The company’s investments have the firm co-managing about 230,000 barrels a day of oil and gas output at the end of 2016 — about as much as one of the largest US independent producers, Pioneer Natural Resources.
This year, the company stepped up the financing role, opening a standalone investment fund to provide financing for the ventures. The company has not disclosed the size of the fund.
Such ventures require a breadth of skills and a tolerance for risk generally found at large integrated oil companies such as Chevron and Exxon Mobil.
Two of Schlumberger’s newest partnerships — a deepwater liquefied natural gas project off the coast of Equatorial Guinea and an Argentina shale development with YPF — involve decision-making and operational authority similar to that typically held by multinational oil producers.
As Schlumberger’s production business has grown, it has negotiated deals that include equity in oil and gas fields and as well as deals that give the firm payment based on oil and gas output, according to interviews with customers, partners, investors and former Schlumberger executives.
Schlumberger this year agreed to contribute $390 million for a 49 percent stake in a venture with YPF in Argentina’s Vaca Muerta shale field, which has attracted international oil firms including Chevron and Royal Dutch Shell.
Schlumberger Chief Executive Paal Kibsgaard has downplayed the potential for its production business to compete with its own oil company customers.
He described the enterprise as “a new avenue for project investments alongside our customers” in remarks to investors in April.
Executive Vice President Patrick Schorn also insisted this spring that the business is “not significantly changing the risk profile ... the biggest risk remains the cyclical nature” of the oil and gas industry.
Investors say Schlumberger, which held $6.22 billion in cash and short-term investments at June 30, is strong enough to handle any increased risks and the price volatility of its investments in long-term projects.
As both project manager and service provider, Schlumberger also has an enviable level of control over operations, said Mike Breard of Dallas-based wealth management firm Hodges Capital, which invests in oilfield service companies.
“I like the long-term aspect of it — the fact that they are telling frack crews where to work, and using their own equipment more efficiently than might be used by some other operator,” he said.
British-based natural gas explorer Sound Energy PLC was happy to give Schlumberger full rights to the service contracts on drilling projects in Morocco in exchange for a Schlumberger investment amounting to 27 percent of total costs, said the chief of British-based natural gas explorer.
Schlumberger will get 27.5 percent of revenue from the oil produced.
“We’re smaller and entrepreneurial.
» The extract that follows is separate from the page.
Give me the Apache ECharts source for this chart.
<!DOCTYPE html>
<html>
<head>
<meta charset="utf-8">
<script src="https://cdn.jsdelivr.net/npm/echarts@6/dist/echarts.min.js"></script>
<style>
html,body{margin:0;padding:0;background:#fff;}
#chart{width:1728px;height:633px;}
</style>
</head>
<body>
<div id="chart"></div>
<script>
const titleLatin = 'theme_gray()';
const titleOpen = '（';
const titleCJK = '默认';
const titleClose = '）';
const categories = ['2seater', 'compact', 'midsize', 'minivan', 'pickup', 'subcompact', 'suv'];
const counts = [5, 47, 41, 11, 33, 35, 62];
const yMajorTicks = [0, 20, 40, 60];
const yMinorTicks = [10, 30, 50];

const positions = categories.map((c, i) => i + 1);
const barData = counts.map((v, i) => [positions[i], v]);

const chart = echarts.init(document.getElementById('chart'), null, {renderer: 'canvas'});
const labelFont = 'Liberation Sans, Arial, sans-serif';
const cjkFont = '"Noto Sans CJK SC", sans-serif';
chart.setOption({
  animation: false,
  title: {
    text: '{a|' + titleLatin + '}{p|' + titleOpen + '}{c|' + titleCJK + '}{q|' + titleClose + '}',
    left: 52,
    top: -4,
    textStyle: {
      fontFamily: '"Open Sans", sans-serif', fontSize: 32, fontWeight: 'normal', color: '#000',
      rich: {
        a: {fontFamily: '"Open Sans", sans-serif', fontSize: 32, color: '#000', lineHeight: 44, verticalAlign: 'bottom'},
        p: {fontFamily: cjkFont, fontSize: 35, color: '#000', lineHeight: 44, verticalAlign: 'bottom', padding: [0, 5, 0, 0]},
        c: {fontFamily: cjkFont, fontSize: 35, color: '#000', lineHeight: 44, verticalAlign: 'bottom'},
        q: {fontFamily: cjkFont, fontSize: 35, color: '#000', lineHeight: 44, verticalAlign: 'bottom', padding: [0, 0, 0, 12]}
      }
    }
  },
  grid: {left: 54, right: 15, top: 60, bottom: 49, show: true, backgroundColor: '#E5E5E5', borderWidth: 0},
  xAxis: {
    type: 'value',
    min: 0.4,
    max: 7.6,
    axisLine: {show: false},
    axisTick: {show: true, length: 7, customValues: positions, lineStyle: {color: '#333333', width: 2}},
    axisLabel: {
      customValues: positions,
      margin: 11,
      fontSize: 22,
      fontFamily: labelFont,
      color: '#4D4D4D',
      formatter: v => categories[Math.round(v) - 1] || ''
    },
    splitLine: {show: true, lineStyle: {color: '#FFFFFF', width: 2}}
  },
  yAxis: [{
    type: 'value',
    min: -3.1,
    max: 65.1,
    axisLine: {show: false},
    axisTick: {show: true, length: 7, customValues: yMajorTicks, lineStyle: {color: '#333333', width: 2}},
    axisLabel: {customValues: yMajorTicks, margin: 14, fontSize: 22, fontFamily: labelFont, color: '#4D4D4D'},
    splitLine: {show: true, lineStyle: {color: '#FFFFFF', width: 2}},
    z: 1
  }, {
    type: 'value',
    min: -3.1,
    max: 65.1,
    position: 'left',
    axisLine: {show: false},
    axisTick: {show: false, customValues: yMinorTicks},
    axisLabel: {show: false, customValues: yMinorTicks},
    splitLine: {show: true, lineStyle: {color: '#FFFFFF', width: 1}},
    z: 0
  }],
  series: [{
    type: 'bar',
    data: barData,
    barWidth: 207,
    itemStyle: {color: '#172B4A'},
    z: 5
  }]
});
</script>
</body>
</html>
Schlumberger has the technical capability and cash. That’s the nature of the partnership,” Sound CEO James Parsons said in an interview.
The duo has completed three wells in Morocco and plans to drill three more by year end.
“It’s a $50 or $60 million bet for them so far,” Parsons said.
Schlumberger’s appetite for these ventures is spurring rivals to consider similar financing and services deals. Baker Hughes recently agreed to provide about $10 million in financing to Twinza Oil’s first offshore gas field in Papua New Guinea, supplying the cash to prove the merits of the field.
“It allows Twinza to have success in going out to raise financing,” Baker Hughes CEO Lorenzo Simonelli said.
Baker Hughes will not take a stake in the oilfield, unlike some of Schlumberger’s joint investments with producers.
In 2014 and 2015, Schlumberger took nearly $400 million in combined write-offs on oil production investments, including an Eagle Ford shale field in south Texas that struggled after oil prices crashed.
It also is owed about $900 million by Ecuador. In July, the South American country said it had negotiated a payment plan that includes an expanded contract that has Schlumberger agreeing to invest another $1 billion in the venture.
Schlumberger hasn’t commented on the South American nation’s disclosure. It previously acknowledged taking Ecuadorian bonds in lieu of cash for $150 million in bills. It also previously estimated its investment in the projects at up to $4.9 billion over 20 years.
The write downs have stirred some on Wall Street to question whether Schlumberger should take a more conservative path with its oil production partnerships.
The firm’s production division “used to focus on production management of well understood low-risk oil fields,” said Colin Davies, a Bernstein oilfield services analyst. “Now it has expanded into frankly somewhat more speculative ventures.”